Figuring out how students learn to read and write has long been a passion of mine. From 1994, when Deborah and I co-founded it, to the present, I co-directed and served as the Board Chair for The Writers’ Express (now SummerInk), a nonprofit summer writing camp for middle and high school students. During this time, we developed an instructional model that helped thousands of campers from a wide variety of backgrounds find their voices as writers. The nonprofit also developed a classroom curriculum used in three different national ELA programs for students in grades 3–10.
I graduated from Yale University in 1989 with a bachelor’s degree in history. I received my master’s in the Art of Teaching (MAT) from Brown University in 1991, and my EdD in Educational Leadership from Boston College in 2009.
I began working in education 30 years ago as a history teacher in a Baltimore City middle school. I saw that once my students could express their ideas in writing, they became excited about learning, and even about reading challenging primary sources. But I could not find a reliable approach to get all students to produce writing and to make progress in their skills.
In 1994, my husband, Arthur Unobskey, and I founded a nonprofit, The Writers’ Express, to develop and refine an approach to writing instruction. After expanding the organization’s work into reading instruction in 2006, I worked with a team to develop the writing program for McGraw Hill’s core curriculum, Treasures. In 2009, while working on the Common Core State Standards, I realized that we needed to do more R&D to develop a comprehensive program that would help teachers reach these standards. To access the necessary resources for this R&D, I worked with The Writers’ Express board to sell the organization to Wireless Generation, later renamed “Amplify” when that organization was bought by News Corp. in 2010.

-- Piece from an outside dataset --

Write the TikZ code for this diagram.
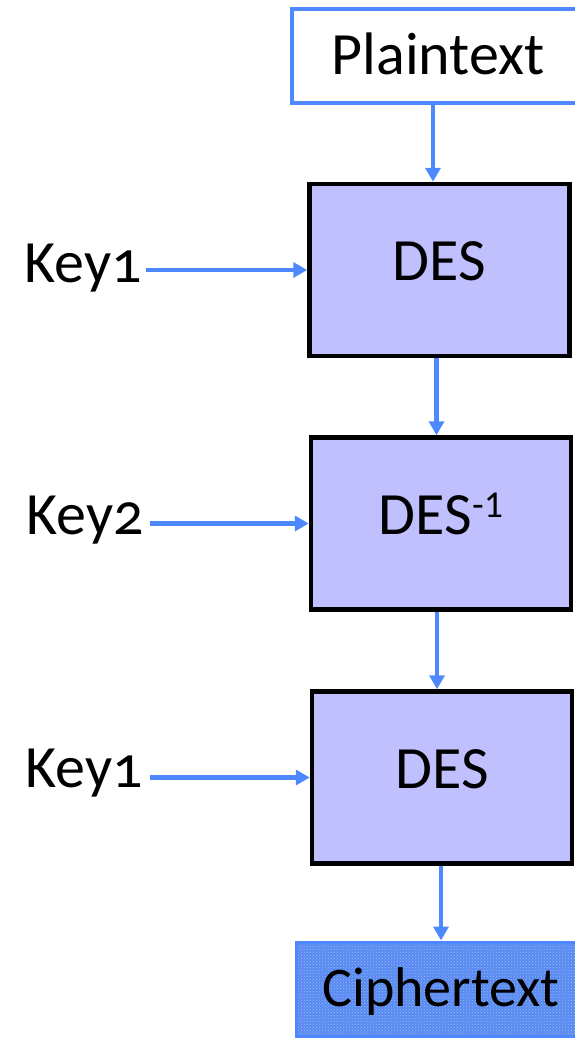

For five years, I led Amplify’s development of a digital ELA program from concept to adoption by the state of California in 2015, spending significant time in classrooms watching how various instructional activities worked—and didn’t. After seeing how complex technology can distract teachers from their essential focus on students’ skills and ideas, I left Amplify to found Riveting Results®. I wanted to create a simple program that enables teachers to focus on the vitality of students’ ideas and use that energy to drive high school and postsecondary achievement.
The activities and texts used in Riveting Results® have been culled from the instructional methods I developed or observed over the last 30 years and based on the latest in the science of reading and brain science. With feedback from piloting teachers and many former colleagues, I have designed technology and print tools from scratch to ensure that these instructional tools work every day for every teacher with all students.
Currently, I am spending my time watching teachers use Riveting Results® in the classroom and in remote settings, looking at the work students are producing in response to the Riveting Results® activities, learning from teachers about their experiences using the program, and continuously adjusting both the content (wording of questions, books, and selected passages, editorial guidance for teachers) and the design of the apps (simplifying the sequence of instruction, presentation of data, and app-enabled student-teacher and student-student interactions). My own growth is on a steep upward trajectory.
I received a bachelor’s degree from Yale University, double-majoring in history and humanities, and I received a Master’s in the Art of Social Studies Teaching from Brown University. I remain a lifelong student of the greatest books and wisest people I can find, some of whom teach me daily in their roles on our staff and on our Advisory Board.
When the Common Core Standards were published in 2010,
standards alignment was "best practice" for curriculum developers. But over ten years later, anyone can see that the standards alignment approach has not worked to raise the reading and writing performance of our nation's students. NAEP scores show no gains for students using these approaches.
So, Riveting Results uses the best practices from the latest in the science of reading and brain science to grow students' performance, measured daily by our own formative assessments and confirmed by nationally recognized standardized tests.